Lo que hacen este tipo de fármacos es atacar la placa cerebral que se forma con la proteína amiloide y que, por consiguiente, altera la función celular en el cerebro y lleva a la propagación de la proteína tau. Estos tipos de proteínas contribuyen al desarrollo del alzhéimer, provocando, entonces, la destrucción de neuronas en ciertas partes del cerebro y reduciendo la función cognitiva.
Los estudios demostraron que donanemab eliminó las placas amiloides mejor que sus dos predecesores y redujo las concentraciones de tau en la sangre, aunque no en una zona cerebral clave. En general, se descubrió que la progresión de la enfermedad se había ralentizado entre 4,4 y 7,5 meses a lo largo de 18 meses.
A pesar de estos prometedores datos, los pacientes con enfermedad más avanzada apenas mostraron beneficios con el medicamento donanemab en comparación con quienes recibieron el placebo. Además, se halló que los riesgos de ARIA –anomalías en resonancia magnética relacionadas con la proteína amiloide que pueden incluir inflamación cerebral y microhemorragias– son mayores entre los pacientes que tienen el gen APOE4, lo cual haría necesario realizar pruebas genéticas antes de un tratamiento con anticuerpos monoclonales. Asimismo, la revista Neurology publicó un estudio en el que se reportaba que los fármacos antiamiloides pueden reducir el tamaño del cerebro.

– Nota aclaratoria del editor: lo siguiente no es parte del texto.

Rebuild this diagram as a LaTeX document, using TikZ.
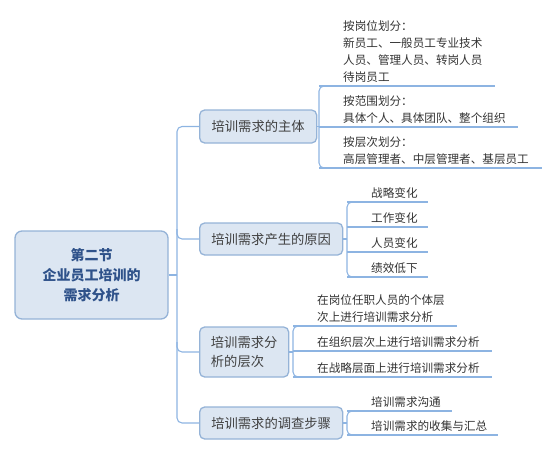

Y es que, si bien los recientes avances contra el alzhéimer permiten tener una actitud optimista, la postura general es que estos fármacos no representan una «cura» como tal, algo especialmente evidente para las personas que ya padecen demencia. Además, como con todo nuevo medicamento, es fundamental vigilar los efectos a largo plazo. La continua investigación sobre la enfermedad, sin embargo, sí podría marcar una diferencia para las generaciones futuras, sobre todo en países como España, que se están viendo enfrentados a un inminente envejecimiento de su población.